Exercise instructions - Write the material out again in full, word for word. Do not include the pictures.

▬▬▬▬▬▬▬▬▬▬

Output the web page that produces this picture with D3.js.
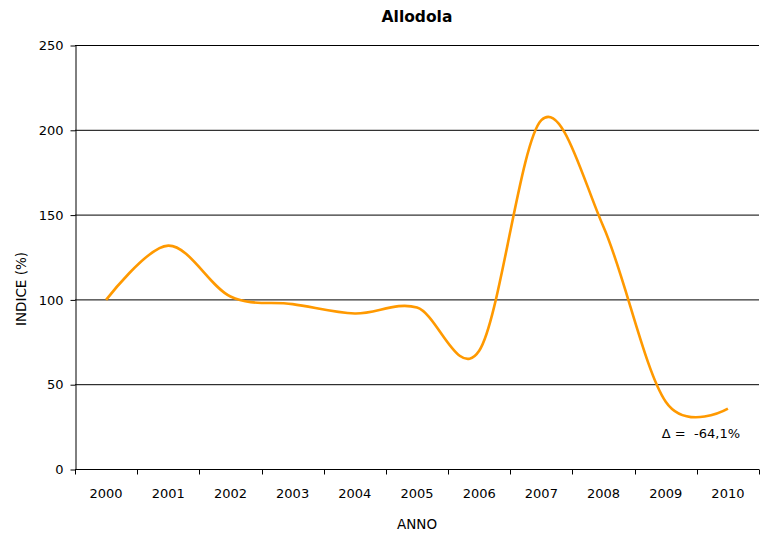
<!DOCTYPE html>
<html>
<head>
<meta charset="utf-8">
<script src="https://cdn.jsdelivr.net/npm/d3@7"></script>
<style>
  body { margin: 0; background: #fff; }
  svg { display: block; }
  text { font-family: "DejaVu Sans", Verdana, sans-serif; fill: #000; }
</style>
</head>
<body>
<svg id="chart" width="760" height="534"></svg>
<script>
// Annual index of the skylark population (2000 = 100)
const years = ["2000", "2001", "2002", "2003", "2004", "2005", "2006", "2007", "2008", "2009", "2010"];
const indice = [100, 132, 102, 97.5, 92, 95.5, 70, 206, 143, 40, 35.9];
const yTicks = [0, 50, 100, 150, 200, 250];
const chartTitle = "Allodola";
const xTitle = "ANNO";
const yTitle = "INDICE (%)";
const deltaLabel = "\u0394 =  -64,1%";

const svg = d3.select("#chart");
const m = { left: 75, right: 1, top: 45.5, bottom: 64.5 };
const W = 760, H = 534;
const FONT = "DejaVu Sans, Verdana, sans-serif";

const x = d3.scaleBand().domain(years).range([m.left, W - m.right]).padding(0);
const y = d3.scaleLinear().domain([0, 250]).range([H - m.bottom, m.top]);

// horizontal gridlines
svg.append("g")
  .selectAll("line")
  .data(yTicks.filter(d => d > 0))
  .join("line")
  .attr("x1", m.left).attr("x2", W - m.right)
  .attr("y1", d => y(d)).attr("y2", d => y(d))
  .attr("stroke", "#000").attr("stroke-width", 1);

// y axis
const yAxis = svg.append("g")
  .attr("transform", `translate(${m.left + 0.5},0)`)
  .call(d3.axisLeft(y).tickValues(yTicks).tickSize(5).tickPadding(7).tickSizeOuter(0));
yAxis.select(".domain").attr("stroke", "#000");
yAxis.selectAll(".tick line").attr("stroke", "#000");
yAxis.selectAll("text").attr("font-size", 13).attr("font-family", FONT);

// x axis with tick marks on the category boundaries
const xAxis = svg.append("g").attr("transform", `translate(0,${y(0)})`);
xAxis.append("line")
  .attr("x1", m.left).attr("x2", W - m.right)
  .attr("y1", 0).attr("y2", 0)
  .attr("stroke", "#000");
const bounds = years.map(d => x(d)).concat([x(years[years.length - 1]) + x.bandwidth()]);
xAxis.selectAll("line.tk")
  .data(bounds)
  .join("line").attr("class", "tk")
  .attr("x1", d => Math.round(d) + 0.5).attr("x2", d => Math.round(d) + 0.5)
  .attr("y1", 0).attr("y2", 5)
  .attr("stroke", "#000");
xAxis.selectAll("text.lb")
  .data(years)
  .join("text").attr("class", "lb")
  .attr("x", d => x(d) + x.bandwidth() / 2)
  .attr("y", 28)
  .attr("text-anchor", "middle")
  .attr("font-size", 13)
  .text(d => d);

// smoothed index line
const line = d3.line()
  .x((d, i) => x(years[i]) + x.bandwidth() / 2)
  .y(d => y(d))
  .curve(d3.curveCardinal.tension(0));
svg.append("path")
  .datum(indice)
  .attr("d", line)
  .attr("fill", "none")
  .attr("stroke", "#FF9900")
  .attr("stroke-width", 2.6)
  .attr("stroke-linejoin", "round");

// titles
svg.append("text")
  .attr("x", (m.left + W - m.right) / 2).attr("y", 22)
  .attr("text-anchor", "middle")
  .attr("font-size", 15.5).attr("font-weight", "bold")
  .text(chartTitle);
svg.append("text")
  .attr("x", (m.left + W - m.right) / 2).attr("y", 529)
  .attr("text-anchor", "middle")
  .attr("font-size", 13.5)
  .text(xTitle);
svg.append("text")
  .attr("transform", "translate(26,289) rotate(-90)")
  .attr("text-anchor", "middle")
  .attr("font-size", 13.5)
  .text(yTitle);

// change annotation next to the last point
svg.append("text")
  .attr("x", 740)
  .attr("y", 438)
  .attr("text-anchor", "end")
  .attr("font-size", 13)
  .style("white-space", "pre")
  .text(deltaLabel);
</script>
</body>
</html>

▬▬▬▬▬▬▬▬▬▬

The completed task -
Output the web page that produces this picture with D3.js.
<!DOCTYPE html>
<html>
<head>
<meta charset="utf-8">
<script src="https://cdn.jsdelivr.net/npm/d3@7"></script>
<style>
  body { margin: 0; background: #fff; }
  svg { display: block; }
  text { font-family: "DejaVu Sans", Verdana, sans-serif; fill: #000; }
</style>
</head>
<body>
<svg id="chart" width="760" height="534"></svg>
<script>
// Annual index of the skylark population (2000 = 100)
const years = ["2000", "2001", "2002", "2003", "2004", "2005", "2006", "2007", "2008", "2009", "2010"];
const indice = [100, 132, 102, 97.5, 92, 95.5, 70, 206, 143, 40, 35.9];
const yTicks = [0, 50, 100, 150, 200, 250];
const chartTitle = "Allodola";
const xTitle = "ANNO";
const yTitle = "INDICE (%)";
const deltaLabel = "\u0394 =  -64,1%";

const svg = d3.select("#chart");
const m = { left: 75, right: 1, top: 45.5, bottom: 64.5 };
const W = 760, H = 534;
const FONT = "DejaVu Sans, Verdana, sans-serif";

const x = d3.scaleBand().domain(years).range([m.left, W - m.right]).padding(0);
const y = d3.scaleLinear().domain([0, 250]).range([H - m.bottom, m.top]);

// horizontal gridlines
svg.append("g")
  .selectAll("line")
  .data(yTicks.filter(d => d > 0))
  .join("line")
  .attr("x1", m.left).attr("x2", W - m.right)
  .attr("y1", d => y(d)).attr("y2", d => y(d))
  .attr("stroke", "#000").attr("stroke-width", 1);

// y axis
const yAxis = svg.append("g")
  .attr("transform", `translate(${m.left + 0.5},0)`)
  .call(d3.axisLeft(y).tickValues(yTicks).tickSize(5).tickPadding(7).tickSizeOuter(0));
yAxis.select(".domain").attr("stroke", "#000");
yAxis.selectAll(".tick line").attr("stroke", "#000");
yAxis.selectAll("text").attr("font-size", 13).attr("font-family", FONT);

// x axis with tick marks on the category boundaries
const xAxis = svg.append("g").attr("transform", `translate(0,${y(0)})`);
xAxis.append("line")
  .attr("x1", m.left).attr("x2", W - m.right)
  .attr("y1", 0).attr("y2", 0)
  .attr("stroke", "#000");
const bounds = years.map(d => x(d)).concat([x(years[years.length - 1]) + x.bandwidth()]);
xAxis.selectAll("line.tk")
  .data(bounds)
  .join("line").attr("class", "tk")
  .attr("x1", d => Math.round(d) + 0.5).attr("x2", d => Math.round(d) + 0.5)
  .attr("y1", 0).attr("y2", 5)
  .attr("stroke", "#000");
xAxis.selectAll("text.lb")
  .data(years)
  .join("text").attr("class", "lb")
  .attr("x", d => x(d) + x.bandwidth() / 2)
  .attr("y", 28)
  .attr("text-anchor", "middle")
  .attr("font-size", 13)
  .text(d => d);

// smoothed index line
const line = d3.line()
  .x((d, i) => x(years[i]) + x.bandwidth() / 2)
  .y(d => y(d))
  .curve(d3.curveCardinal.tension(0));
svg.append("path")
  .datum(indice)
  .attr("d", line)
  .attr("fill", "none")
  .attr("stroke", "#FF9900")
  .attr("stroke-width", 2.6)
  .attr("stroke-linejoin", "round");

// titles
svg.append("text")
  .attr("x", (m.left + W - m.right) / 2).attr("y", 22)
  .attr("text-anchor", "middle")
  .attr("font-size", 15.5).attr("font-weight", "bold")
  .text(chartTitle);
svg.append("text")
  .attr("x", (m.left + W - m.right) / 2).attr("y", 529)
  .attr("text-anchor", "middle")
  .attr("font-size", 13.5)
  .text(xTitle);
svg.append("text")
  .attr("transform", "translate(26,289) rotate(-90)")
  .attr("text-anchor", "middle")
  .attr("font-size", 13.5)
  .text(yTitle);

// change annotation next to the last point
svg.append("text")
  .attr("x", 740)
  .attr("y", 438)
  .attr("text-anchor", "end")
  .attr("font-size", 13)
  .style("white-space", "pre")
  .text(deltaLabel);
</script>
</body>
</html>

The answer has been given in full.